§ **DATA EXCERPT**
=-=-=-=-=

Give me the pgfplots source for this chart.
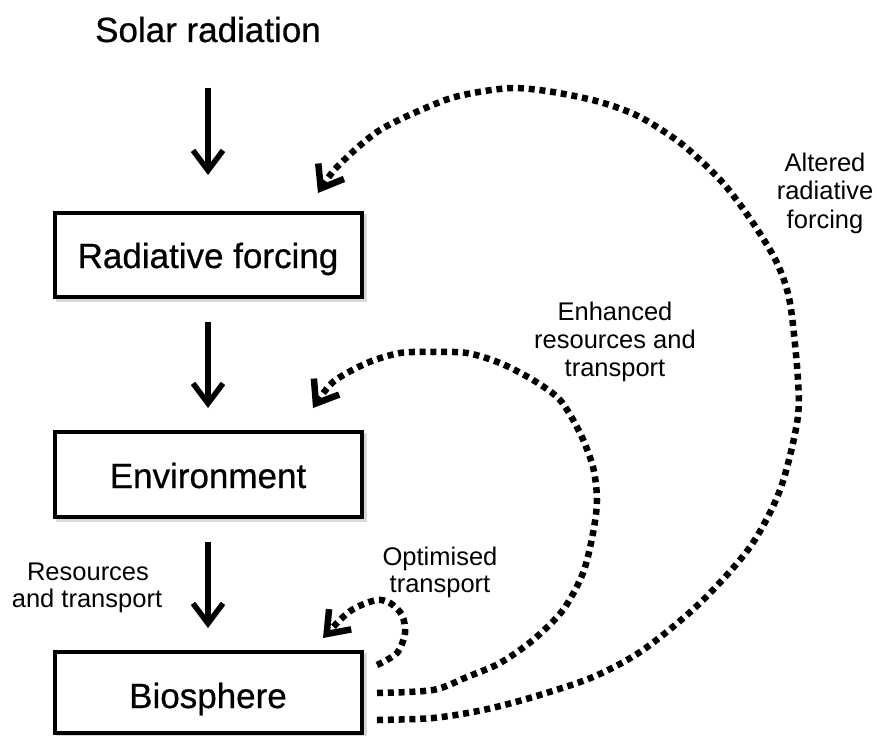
\documentclass[border=0pt]{standalone}
\usepackage{pgfplots}
\pgfplotsset{compat=1.18}
\usepackage{fontspec}
\setmainfont{Liberation Sans}
\newfontfamily\heavyfont{Liberation Sans}[FakeBold=0.6]
\usetikzlibrary{arrows.meta}
\begin{document}
\begin{tikzpicture}
\tikzset{
  big/.style={font=\heavyfont\fontsize{35bp}{42bp}\selectfont, anchor=base, inner sep=0pt},
  lab/.style={font=\fontsize{25.5bp}{29bp}\selectfont, anchor=base, inner sep=0pt},
  tip/.style={-{Straight Barb[length=20bp,width=30bp]}},
  dots/.style={line width=6.5bp, dash pattern=on 6bp off 4.8bp, line cap=butt, smooth, tension=0.5},
}
\begin{axis}[
  width=877bp, height=736bp, scale only axis,
  xmin=0, xmax=877, ymin=0, ymax=736, y dir=reverse,
  hide axis, clip=false,
]
% boxes (with faint shadow)
\draw[gray!30, line width=4bp] (axis cs:58,216) rectangle (axis cs:365,300);
\draw[gray!30, line width=4bp] (axis cs:58,435) rectangle (axis cs:365,520);
\draw[gray!30, line width=4bp] (axis cs:58,655) rectangle (axis cs:365,736);
\draw[black, line width=4.5bp, fill=white] (axis cs:55,213) rectangle (axis cs:362,297);
\draw[black, line width=4.5bp, fill=white] (axis cs:55,432) rectangle (axis cs:362,517);
\draw[black, line width=4.5bp, fill=white] (axis cs:55,652) rectangle (axis cs:362,733);

% solid arrows
\addplot[black, line width=5.5bp, tip] coordinates {(208,88) (208,175)};
\addplot[black, line width=5.5bp, tip] coordinates {(208,322) (208,408)};
\addplot[black, line width=5.5bp, tip] coordinates {(208,542) (208,628)};

% outer dotted curve: Altered radiative forcing
\addplot[black, dots, tip] coordinates {
(377,720) (433,718) (483,710) (533,697) (593,677) (643,650) (700,603)
(750,547) (780,490) (797,423) (798,380) (790,303) (777,263) (753,223)
(723,183) (683,145) (640,117) (600,102) (553,92) (513,88) (473,93)
(440,102) (380,130) (337,167) (318,193)};

% inner dotted curve: Enhanced resources and transport
\addplot[black, dots, tip] coordinates {
(377,693) (433,690) (467,677) (500,663) (533,640) (563,610) (583,573)
(593,533) (597,500) (593,467) (580,433) (560,400) (533,380) (500,363)
(467,353) (433,352) (400,353) (367,363) (333,382) (313,408)};

% small loop: Optimised transport
\addplot[black, dots, tip] coordinates {
(377,665) (397,653) (405,633) (402,615) (390,603) (377,600) (357,607)
(343,617) (323,638)};

% texts
\node[big] at (axis cs:208,42) {Solar radiation};
\node[big] at (axis cs:208,268) {Radiative forcing};
\node[big] at (axis cs:208,488) {Environment};
\node[big] at (axis cs:208,708) {Biosphere};

\node[lab] at (axis cs:88,580) {Resources};
\node[lab] at (axis cs:87,607) {and transport};
\node[lab] at (axis cs:440,565) {Optimised};
\node[lab] at (axis cs:440,592) {transport};
\node[lab] at (axis cs:615,320) {Enhanced};
\node[lab] at (axis cs:615,348) {resources and};
\node[lab] at (axis cs:615,376) {transport};
\node[lab] at (axis cs:825,172) {Altered};
\node[lab] at (axis cs:825,200) {radiative};
\node[lab] at (axis cs:825,228) {forcing};
\end{axis}
\pgfresetboundingbox
\path (current axis.south west) rectangle (current axis.north east);
\end{tikzpicture}
\end{document}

=-=-=-=-=

§ **TO BE DONE**
Except for the pictures, copy the material above exactly.

§ **RESPONSE TO THE EXERCISE**
Give me the pgfplots source for this chart.
\documentclass[border=0pt]{standalone}
\usepackage{pgfplots}
\pgfplotsset{compat=1.18}
\usepackage{fontspec}
\setmainfont{Liberation Sans}
\newfontfamily\heavyfont{Liberation Sans}[FakeBold=0.6]
\usetikzlibrary{arrows.meta}
\begin{document}
\begin{tikzpicture}
\tikzset{
  big/.style={font=\heavyfont\fontsize{35bp}{42bp}\selectfont, anchor=base, inner sep=0pt},
  lab/.style={font=\fontsize{25.5bp}{29bp}\selectfont, anchor=base, inner sep=0pt},
  tip/.style={-{Straight Barb[length=20bp,width=30bp]}},
  dots/.style={line width=6.5bp, dash pattern=on 6bp off 4.8bp, line cap=butt, smooth, tension=0.5},
}
\begin{axis}[
  width=877bp, height=736bp, scale only axis,
  xmin=0, xmax=877, ymin=0, ymax=736, y dir=reverse,
  hide axis, clip=false,
]
% boxes (with faint shadow)
\draw[gray!30, line width=4bp] (axis cs:58,216) rectangle (axis cs:365,300);
\draw[gray!30, line width=4bp] (axis cs:58,435) rectangle (axis cs:365,520);
\draw[gray!30, line width=4bp] (axis cs:58,655) rectangle (axis cs:365,736);
\draw[black, line width=4.5bp, fill=white] (axis cs:55,213) rectangle (axis cs:362,297);
\draw[black, line width=4.5bp, fill=white] (axis cs:55,432) rectangle (axis cs:362,517);
\draw[black, line width=4.5bp, fill=white] (axis cs:55,652) rectangle (axis cs:362,733);

% solid arrows
\addplot[black, line width=5.5bp, tip] coordinates {(208,88) (208,175)};
\addplot[black, line width=5.5bp, tip] coordinates {(208,322) (208,408)};
\addplot[black, line width=5.5bp, tip] coordinates {(208,542) (208,628)};

% outer dotted curve: Altered radiative forcing
\addplot[black, dots, tip] coordinates {
(377,720) (433,718) (483,710) (533,697) (593,677) (643,650) (700,603)
(750,547) (780,490) (797,423) (798,380) (790,303) (777,263) (753,223)
(723,183) (683,145) (640,117) (600,102) (553,92) (513,88) (473,93)
(440,102) (380,130) (337,167) (318,193)};

% inner dotted curve: Enhanced resources and transport
\addplot[black, dots, tip] coordinates {
(377,693) (433,690) (467,677) (500,663) (533,640) (563,610) (583,573)
(593,533) (597,500) (593,467) (580,433) (560,400) (533,380) (500,363)
(467,353) (433,352) (400,353) (367,363) (333,382) (313,408)};

% small loop: Optimised transport
\addplot[black, dots, tip] coordinates {
(377,665) (397,653) (405,633) (402,615) (390,603) (377,600) (357,607)
(343,617) (323,638)};

% texts
\node[big] at (axis cs:208,42) {Solar radiation};
\node[big] at (axis cs:208,268) {Radiative forcing};
\node[big] at (axis cs:208,488) {Environment};
\node[big] at (axis cs:208,708) {Biosphere};

\node[lab] at (axis cs:88,580) {Resources};
\node[lab] at (axis cs:87,607) {and transport};
\node[lab] at (axis cs:440,565) {Optimised};
\node[lab] at (axis cs:440,592) {transport};
\node[lab] at (axis cs:615,320) {Enhanced};
\node[lab] at (axis cs:615,348) {resources and};
\node[lab] at (axis cs:615,376) {transport};
\node[lab] at (axis cs:825,172) {Altered};
\node[lab] at (axis cs:825,200) {radiative};
\node[lab] at (axis cs:825,228) {forcing};
\end{axis}
\pgfresetboundingbox
\path (current axis.south west) rectangle (current axis.north east);
\end{tikzpicture}
\end{document}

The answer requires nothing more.